(What needs to be done): Extract the lines that hold the string "Clone".

(Material provided):
·····

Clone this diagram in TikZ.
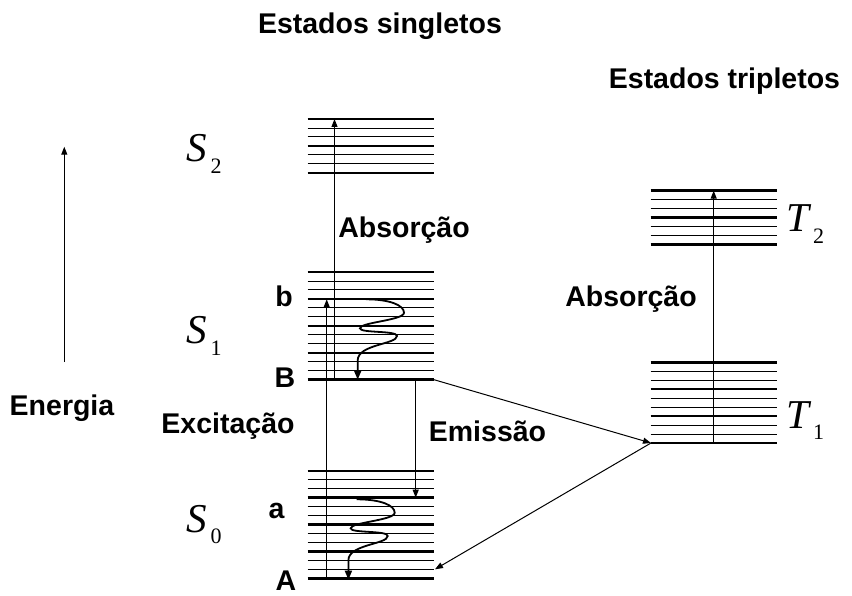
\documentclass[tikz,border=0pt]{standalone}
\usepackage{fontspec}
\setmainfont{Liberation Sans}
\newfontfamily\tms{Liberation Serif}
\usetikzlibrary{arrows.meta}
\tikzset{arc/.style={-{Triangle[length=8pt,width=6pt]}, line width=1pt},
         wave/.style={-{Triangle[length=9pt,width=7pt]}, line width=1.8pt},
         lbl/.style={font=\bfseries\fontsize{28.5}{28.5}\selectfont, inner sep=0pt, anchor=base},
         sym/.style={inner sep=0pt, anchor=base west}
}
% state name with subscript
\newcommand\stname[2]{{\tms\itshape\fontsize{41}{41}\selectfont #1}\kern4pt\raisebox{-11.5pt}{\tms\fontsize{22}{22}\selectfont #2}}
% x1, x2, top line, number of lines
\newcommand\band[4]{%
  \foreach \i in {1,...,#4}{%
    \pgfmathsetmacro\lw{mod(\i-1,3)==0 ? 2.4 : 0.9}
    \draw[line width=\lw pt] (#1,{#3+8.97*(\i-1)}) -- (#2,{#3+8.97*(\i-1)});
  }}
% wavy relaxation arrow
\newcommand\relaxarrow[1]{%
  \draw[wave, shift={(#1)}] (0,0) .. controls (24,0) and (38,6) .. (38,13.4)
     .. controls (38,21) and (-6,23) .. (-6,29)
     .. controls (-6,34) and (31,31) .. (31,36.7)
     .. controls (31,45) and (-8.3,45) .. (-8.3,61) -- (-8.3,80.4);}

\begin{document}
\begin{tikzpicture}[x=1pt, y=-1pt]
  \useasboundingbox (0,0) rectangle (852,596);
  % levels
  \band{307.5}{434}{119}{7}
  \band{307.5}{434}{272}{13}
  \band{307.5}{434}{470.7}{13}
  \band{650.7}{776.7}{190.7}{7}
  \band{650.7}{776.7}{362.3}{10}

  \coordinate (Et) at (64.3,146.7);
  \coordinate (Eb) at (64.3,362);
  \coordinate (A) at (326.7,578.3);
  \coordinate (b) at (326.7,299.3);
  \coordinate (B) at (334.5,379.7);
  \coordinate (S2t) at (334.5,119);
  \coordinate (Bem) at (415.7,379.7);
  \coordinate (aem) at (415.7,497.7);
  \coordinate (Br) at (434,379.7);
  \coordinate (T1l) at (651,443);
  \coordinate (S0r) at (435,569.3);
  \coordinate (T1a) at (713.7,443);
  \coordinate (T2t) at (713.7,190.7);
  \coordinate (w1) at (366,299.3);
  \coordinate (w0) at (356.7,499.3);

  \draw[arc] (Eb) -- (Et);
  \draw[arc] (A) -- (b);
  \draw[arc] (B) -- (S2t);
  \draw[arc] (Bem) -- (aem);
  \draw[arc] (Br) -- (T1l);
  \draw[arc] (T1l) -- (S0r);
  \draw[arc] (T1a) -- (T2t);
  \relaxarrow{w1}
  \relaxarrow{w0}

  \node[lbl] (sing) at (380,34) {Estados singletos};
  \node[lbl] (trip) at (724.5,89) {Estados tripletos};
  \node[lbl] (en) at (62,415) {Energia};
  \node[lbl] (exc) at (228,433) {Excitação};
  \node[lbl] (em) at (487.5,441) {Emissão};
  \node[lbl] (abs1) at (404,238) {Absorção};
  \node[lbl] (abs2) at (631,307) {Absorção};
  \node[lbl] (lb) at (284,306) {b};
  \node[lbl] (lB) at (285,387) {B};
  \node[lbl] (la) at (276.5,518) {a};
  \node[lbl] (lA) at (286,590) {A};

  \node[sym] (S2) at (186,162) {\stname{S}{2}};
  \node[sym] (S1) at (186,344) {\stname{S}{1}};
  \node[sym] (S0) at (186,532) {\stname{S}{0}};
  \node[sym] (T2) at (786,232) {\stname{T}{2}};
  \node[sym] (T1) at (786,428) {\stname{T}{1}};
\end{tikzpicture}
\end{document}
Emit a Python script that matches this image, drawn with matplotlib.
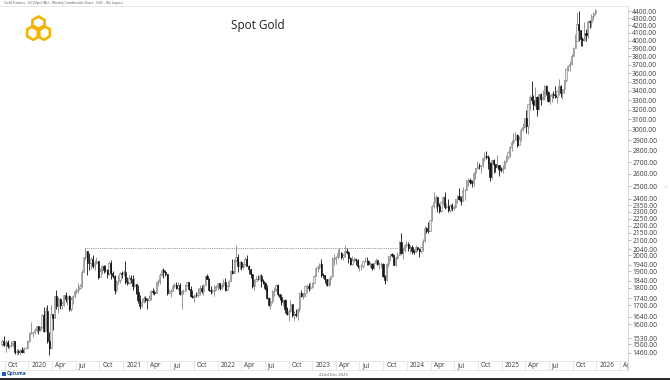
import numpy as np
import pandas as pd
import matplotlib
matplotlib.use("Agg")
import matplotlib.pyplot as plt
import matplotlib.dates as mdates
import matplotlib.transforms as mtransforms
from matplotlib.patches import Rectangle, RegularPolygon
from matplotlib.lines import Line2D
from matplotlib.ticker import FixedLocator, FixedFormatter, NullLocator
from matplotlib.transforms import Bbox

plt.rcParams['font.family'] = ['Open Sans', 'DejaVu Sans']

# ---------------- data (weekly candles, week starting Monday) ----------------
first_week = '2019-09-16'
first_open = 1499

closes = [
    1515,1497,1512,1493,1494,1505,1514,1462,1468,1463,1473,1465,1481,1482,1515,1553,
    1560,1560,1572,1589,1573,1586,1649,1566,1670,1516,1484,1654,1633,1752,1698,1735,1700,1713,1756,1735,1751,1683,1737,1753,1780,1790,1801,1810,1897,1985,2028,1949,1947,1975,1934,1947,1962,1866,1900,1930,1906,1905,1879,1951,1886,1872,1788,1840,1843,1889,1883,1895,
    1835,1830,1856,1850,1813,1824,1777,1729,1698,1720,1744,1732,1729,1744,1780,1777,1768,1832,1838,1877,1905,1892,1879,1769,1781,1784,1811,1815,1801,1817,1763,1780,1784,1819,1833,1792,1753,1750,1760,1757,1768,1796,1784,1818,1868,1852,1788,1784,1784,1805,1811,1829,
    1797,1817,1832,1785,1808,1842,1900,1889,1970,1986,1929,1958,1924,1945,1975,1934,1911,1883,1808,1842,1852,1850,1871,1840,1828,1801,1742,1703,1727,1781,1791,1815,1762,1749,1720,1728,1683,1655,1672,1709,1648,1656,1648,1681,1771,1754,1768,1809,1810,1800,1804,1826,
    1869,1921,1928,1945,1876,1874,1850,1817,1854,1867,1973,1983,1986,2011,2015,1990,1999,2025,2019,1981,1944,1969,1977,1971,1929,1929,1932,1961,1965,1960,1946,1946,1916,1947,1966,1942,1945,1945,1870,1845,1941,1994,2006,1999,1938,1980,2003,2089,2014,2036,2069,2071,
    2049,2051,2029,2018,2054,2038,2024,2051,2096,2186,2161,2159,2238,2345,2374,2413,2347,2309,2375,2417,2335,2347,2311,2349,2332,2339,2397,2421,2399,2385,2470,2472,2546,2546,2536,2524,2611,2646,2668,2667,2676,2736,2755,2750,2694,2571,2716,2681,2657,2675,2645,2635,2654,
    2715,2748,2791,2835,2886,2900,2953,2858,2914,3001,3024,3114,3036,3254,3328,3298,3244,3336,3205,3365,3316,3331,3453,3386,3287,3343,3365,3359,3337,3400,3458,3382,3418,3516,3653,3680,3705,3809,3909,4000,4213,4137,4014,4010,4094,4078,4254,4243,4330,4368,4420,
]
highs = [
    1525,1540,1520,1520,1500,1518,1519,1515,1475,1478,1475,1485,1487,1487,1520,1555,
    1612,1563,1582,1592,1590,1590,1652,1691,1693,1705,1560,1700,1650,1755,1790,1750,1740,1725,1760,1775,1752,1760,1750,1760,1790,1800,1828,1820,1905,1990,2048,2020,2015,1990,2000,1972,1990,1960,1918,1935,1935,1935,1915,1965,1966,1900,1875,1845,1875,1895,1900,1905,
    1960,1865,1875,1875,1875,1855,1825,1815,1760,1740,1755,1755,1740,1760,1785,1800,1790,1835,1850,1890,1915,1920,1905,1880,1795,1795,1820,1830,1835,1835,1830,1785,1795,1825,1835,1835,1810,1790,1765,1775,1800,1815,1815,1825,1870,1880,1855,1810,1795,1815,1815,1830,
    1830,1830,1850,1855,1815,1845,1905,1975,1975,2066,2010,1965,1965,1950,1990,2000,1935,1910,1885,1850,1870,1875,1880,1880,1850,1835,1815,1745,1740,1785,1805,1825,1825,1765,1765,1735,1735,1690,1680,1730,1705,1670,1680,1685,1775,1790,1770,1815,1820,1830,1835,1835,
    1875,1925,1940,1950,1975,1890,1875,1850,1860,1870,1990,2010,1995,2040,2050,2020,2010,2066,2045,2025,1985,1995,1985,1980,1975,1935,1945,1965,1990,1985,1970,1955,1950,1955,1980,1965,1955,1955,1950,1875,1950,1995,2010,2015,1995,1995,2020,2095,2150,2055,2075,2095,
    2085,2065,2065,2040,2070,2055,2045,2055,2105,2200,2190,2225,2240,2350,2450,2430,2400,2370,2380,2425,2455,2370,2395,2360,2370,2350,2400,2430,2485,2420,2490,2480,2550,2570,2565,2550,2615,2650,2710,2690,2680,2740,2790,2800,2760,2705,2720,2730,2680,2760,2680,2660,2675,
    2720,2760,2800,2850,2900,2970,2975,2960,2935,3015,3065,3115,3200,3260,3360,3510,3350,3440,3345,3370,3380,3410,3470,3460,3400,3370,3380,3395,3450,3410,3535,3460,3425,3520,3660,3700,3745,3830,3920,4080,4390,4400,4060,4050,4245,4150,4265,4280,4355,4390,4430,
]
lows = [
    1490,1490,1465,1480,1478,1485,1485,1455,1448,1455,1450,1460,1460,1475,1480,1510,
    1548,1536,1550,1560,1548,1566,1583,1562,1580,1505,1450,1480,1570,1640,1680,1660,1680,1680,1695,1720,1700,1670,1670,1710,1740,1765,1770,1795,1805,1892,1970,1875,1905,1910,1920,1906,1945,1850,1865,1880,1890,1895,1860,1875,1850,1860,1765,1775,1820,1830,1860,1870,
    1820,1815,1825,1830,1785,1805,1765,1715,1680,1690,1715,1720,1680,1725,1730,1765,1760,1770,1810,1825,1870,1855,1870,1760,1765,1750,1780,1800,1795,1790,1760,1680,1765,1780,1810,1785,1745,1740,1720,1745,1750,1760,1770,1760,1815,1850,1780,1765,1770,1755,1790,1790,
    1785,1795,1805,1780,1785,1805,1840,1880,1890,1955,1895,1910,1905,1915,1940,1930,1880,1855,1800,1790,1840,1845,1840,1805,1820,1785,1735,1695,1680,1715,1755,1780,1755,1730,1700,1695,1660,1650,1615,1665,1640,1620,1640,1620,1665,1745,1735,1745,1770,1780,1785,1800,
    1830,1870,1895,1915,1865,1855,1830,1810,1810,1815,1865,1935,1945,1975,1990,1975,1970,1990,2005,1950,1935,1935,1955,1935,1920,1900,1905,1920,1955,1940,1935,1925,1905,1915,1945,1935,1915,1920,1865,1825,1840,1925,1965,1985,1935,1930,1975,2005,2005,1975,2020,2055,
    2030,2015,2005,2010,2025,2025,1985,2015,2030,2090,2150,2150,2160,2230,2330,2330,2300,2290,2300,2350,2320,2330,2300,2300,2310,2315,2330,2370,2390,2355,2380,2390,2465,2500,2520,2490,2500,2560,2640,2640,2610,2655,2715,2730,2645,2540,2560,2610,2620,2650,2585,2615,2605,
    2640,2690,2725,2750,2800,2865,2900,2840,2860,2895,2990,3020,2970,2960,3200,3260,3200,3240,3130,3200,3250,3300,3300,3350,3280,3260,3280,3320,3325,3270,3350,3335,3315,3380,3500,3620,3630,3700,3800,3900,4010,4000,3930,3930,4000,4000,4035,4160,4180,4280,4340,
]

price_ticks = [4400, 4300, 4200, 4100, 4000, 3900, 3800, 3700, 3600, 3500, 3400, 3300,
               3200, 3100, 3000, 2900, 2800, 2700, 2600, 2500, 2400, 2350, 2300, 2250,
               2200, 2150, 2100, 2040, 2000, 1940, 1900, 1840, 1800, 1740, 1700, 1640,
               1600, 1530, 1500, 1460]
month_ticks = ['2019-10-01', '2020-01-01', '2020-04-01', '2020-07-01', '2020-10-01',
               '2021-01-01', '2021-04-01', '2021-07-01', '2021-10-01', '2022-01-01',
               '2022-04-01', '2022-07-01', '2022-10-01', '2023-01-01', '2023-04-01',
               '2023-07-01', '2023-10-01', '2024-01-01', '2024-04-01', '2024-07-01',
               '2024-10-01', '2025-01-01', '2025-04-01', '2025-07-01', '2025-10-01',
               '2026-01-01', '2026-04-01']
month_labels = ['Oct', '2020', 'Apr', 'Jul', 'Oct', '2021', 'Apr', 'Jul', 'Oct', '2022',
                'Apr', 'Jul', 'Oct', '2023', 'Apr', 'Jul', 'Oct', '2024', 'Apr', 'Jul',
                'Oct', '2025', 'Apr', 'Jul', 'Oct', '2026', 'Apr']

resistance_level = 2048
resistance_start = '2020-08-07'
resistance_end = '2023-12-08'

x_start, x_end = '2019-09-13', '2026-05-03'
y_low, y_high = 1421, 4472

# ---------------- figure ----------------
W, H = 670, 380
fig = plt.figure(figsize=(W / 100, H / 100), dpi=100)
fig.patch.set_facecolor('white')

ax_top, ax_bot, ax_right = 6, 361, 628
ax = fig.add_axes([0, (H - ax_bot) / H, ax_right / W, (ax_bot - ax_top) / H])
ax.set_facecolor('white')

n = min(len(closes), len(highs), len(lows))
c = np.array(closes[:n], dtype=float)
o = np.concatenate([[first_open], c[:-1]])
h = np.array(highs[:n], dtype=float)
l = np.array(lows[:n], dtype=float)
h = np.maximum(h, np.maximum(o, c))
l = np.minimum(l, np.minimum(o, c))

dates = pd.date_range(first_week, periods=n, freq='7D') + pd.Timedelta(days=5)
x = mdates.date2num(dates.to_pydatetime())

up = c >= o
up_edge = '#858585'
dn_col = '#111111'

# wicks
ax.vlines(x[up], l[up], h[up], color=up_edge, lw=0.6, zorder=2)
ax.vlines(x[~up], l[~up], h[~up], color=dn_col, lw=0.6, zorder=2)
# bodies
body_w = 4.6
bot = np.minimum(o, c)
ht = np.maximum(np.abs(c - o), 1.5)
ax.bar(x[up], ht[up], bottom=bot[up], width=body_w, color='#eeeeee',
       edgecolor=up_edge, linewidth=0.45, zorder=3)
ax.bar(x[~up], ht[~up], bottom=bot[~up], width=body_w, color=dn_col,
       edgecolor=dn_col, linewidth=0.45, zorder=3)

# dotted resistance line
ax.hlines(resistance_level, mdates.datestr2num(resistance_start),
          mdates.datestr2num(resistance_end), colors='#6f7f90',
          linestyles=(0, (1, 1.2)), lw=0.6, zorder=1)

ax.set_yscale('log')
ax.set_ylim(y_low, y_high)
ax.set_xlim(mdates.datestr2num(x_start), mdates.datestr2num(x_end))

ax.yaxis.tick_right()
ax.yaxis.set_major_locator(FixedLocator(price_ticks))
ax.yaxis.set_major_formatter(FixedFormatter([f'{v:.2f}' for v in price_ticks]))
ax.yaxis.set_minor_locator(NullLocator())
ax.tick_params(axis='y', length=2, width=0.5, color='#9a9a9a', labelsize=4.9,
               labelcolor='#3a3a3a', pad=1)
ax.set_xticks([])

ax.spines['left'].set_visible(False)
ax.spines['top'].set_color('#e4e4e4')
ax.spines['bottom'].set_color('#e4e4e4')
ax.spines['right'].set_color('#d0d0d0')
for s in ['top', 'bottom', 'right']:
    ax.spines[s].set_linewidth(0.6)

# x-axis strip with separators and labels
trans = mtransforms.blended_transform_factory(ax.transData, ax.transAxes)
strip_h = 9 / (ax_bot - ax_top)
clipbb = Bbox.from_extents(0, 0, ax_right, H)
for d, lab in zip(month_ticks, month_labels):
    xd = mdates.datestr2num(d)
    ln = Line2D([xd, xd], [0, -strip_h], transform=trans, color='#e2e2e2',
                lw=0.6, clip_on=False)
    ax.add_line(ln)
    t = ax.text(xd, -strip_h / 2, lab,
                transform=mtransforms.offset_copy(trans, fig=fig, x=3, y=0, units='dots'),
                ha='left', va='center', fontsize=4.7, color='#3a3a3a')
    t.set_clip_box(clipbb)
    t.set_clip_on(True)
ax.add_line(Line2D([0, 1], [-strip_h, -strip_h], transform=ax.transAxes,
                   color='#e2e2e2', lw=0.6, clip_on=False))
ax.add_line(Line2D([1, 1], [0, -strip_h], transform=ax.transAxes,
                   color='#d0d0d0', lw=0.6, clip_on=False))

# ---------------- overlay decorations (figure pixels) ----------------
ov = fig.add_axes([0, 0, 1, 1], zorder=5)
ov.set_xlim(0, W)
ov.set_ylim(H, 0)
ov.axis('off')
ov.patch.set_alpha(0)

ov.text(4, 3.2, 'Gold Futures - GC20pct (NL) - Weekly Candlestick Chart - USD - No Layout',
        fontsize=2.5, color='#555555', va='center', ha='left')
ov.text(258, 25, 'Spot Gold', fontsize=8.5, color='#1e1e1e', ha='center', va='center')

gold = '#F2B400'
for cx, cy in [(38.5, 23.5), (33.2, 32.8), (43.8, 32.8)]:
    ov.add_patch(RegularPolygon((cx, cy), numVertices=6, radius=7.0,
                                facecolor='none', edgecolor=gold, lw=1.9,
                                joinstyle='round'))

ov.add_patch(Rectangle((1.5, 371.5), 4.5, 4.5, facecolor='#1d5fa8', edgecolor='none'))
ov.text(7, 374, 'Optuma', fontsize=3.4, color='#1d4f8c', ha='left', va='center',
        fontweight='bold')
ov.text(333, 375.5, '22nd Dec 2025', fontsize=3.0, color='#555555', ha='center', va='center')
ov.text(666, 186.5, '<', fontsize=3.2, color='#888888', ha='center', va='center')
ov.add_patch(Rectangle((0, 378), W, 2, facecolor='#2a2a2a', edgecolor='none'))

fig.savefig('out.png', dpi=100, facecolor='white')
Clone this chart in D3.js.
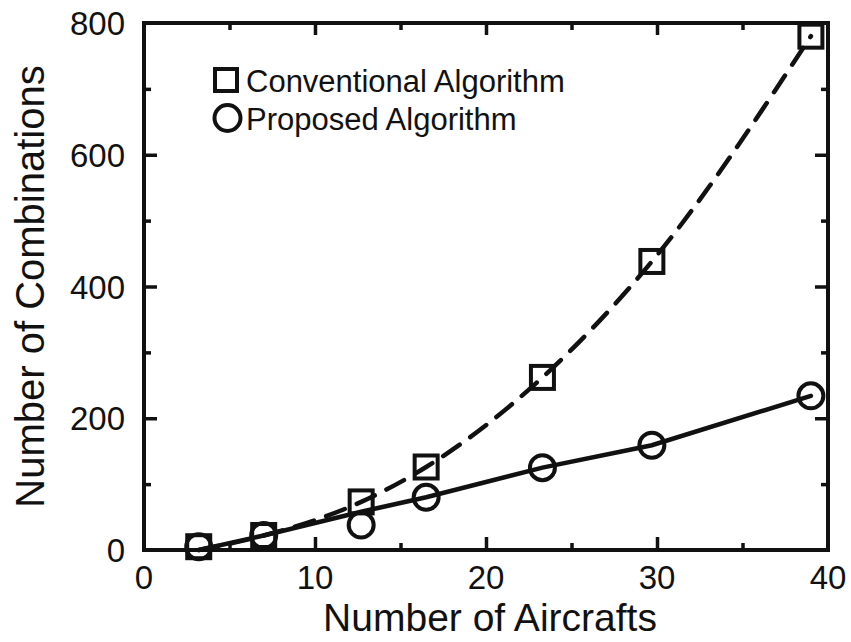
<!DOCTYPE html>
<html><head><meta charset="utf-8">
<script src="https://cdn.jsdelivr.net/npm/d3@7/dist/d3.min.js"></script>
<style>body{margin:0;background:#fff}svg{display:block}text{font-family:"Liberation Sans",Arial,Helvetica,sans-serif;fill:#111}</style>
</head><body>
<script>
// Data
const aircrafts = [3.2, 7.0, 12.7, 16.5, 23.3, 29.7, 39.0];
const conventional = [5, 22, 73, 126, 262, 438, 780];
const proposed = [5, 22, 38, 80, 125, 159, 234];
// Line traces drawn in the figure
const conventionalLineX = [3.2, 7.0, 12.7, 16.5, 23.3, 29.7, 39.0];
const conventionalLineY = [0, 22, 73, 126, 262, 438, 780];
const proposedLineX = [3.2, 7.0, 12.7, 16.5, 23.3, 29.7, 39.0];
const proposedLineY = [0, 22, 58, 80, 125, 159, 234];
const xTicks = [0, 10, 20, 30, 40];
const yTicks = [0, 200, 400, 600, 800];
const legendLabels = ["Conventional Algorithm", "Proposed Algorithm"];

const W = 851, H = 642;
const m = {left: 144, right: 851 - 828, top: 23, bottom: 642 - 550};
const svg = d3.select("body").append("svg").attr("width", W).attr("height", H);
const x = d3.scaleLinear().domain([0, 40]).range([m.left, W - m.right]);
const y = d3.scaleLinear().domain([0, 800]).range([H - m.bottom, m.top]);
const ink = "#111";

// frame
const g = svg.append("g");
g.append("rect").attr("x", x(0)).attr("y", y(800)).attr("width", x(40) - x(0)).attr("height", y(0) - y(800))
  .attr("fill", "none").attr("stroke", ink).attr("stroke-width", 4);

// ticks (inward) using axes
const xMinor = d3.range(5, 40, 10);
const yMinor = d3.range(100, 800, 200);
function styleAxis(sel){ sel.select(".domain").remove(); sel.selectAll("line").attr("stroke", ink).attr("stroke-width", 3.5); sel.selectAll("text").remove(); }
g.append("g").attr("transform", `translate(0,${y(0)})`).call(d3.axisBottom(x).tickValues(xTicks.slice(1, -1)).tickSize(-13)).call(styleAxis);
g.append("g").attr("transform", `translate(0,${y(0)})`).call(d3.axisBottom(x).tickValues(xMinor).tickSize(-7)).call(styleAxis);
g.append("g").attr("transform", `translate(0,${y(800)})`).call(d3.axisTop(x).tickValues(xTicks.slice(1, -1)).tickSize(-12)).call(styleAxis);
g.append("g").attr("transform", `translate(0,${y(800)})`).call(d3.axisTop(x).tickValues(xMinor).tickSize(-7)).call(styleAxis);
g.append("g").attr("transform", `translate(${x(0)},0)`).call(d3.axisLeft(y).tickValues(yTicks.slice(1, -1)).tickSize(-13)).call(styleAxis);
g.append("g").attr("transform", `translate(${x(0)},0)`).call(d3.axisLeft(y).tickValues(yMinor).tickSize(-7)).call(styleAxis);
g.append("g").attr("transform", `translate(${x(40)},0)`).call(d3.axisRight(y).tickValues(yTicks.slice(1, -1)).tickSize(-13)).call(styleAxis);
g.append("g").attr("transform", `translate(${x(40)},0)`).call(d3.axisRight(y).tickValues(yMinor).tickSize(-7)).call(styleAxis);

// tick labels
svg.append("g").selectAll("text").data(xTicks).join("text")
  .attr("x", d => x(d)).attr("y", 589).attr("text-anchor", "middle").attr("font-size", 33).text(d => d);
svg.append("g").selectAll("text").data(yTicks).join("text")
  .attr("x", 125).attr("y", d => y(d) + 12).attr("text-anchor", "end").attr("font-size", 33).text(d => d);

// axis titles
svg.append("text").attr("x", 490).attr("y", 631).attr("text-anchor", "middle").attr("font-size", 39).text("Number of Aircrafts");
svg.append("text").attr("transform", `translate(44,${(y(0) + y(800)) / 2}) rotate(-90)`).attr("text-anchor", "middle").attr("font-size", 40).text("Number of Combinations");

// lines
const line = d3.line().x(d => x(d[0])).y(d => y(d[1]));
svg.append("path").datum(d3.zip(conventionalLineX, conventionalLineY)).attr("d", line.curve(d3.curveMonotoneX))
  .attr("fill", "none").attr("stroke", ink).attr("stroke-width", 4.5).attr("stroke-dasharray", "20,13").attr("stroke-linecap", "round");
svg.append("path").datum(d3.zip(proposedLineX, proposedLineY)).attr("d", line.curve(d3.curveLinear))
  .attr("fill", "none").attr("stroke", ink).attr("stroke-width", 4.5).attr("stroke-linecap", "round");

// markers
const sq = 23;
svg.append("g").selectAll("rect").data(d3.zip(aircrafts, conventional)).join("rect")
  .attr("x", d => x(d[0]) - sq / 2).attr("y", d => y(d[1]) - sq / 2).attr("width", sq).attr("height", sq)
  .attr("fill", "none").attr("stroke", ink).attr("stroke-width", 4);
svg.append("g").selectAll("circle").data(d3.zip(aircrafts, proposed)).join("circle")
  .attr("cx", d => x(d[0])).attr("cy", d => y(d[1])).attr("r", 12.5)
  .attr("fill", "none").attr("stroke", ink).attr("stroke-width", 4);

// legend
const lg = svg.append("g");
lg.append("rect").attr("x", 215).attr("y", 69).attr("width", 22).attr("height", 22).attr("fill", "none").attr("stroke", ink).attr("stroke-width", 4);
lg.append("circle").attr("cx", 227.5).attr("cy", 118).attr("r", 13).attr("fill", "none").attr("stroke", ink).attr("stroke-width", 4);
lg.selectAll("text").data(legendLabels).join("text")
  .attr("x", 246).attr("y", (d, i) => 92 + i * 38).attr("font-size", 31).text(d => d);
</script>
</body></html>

·····

(Answer for the task):
Clone this diagram in TikZ.
Clone this chart in D3.js.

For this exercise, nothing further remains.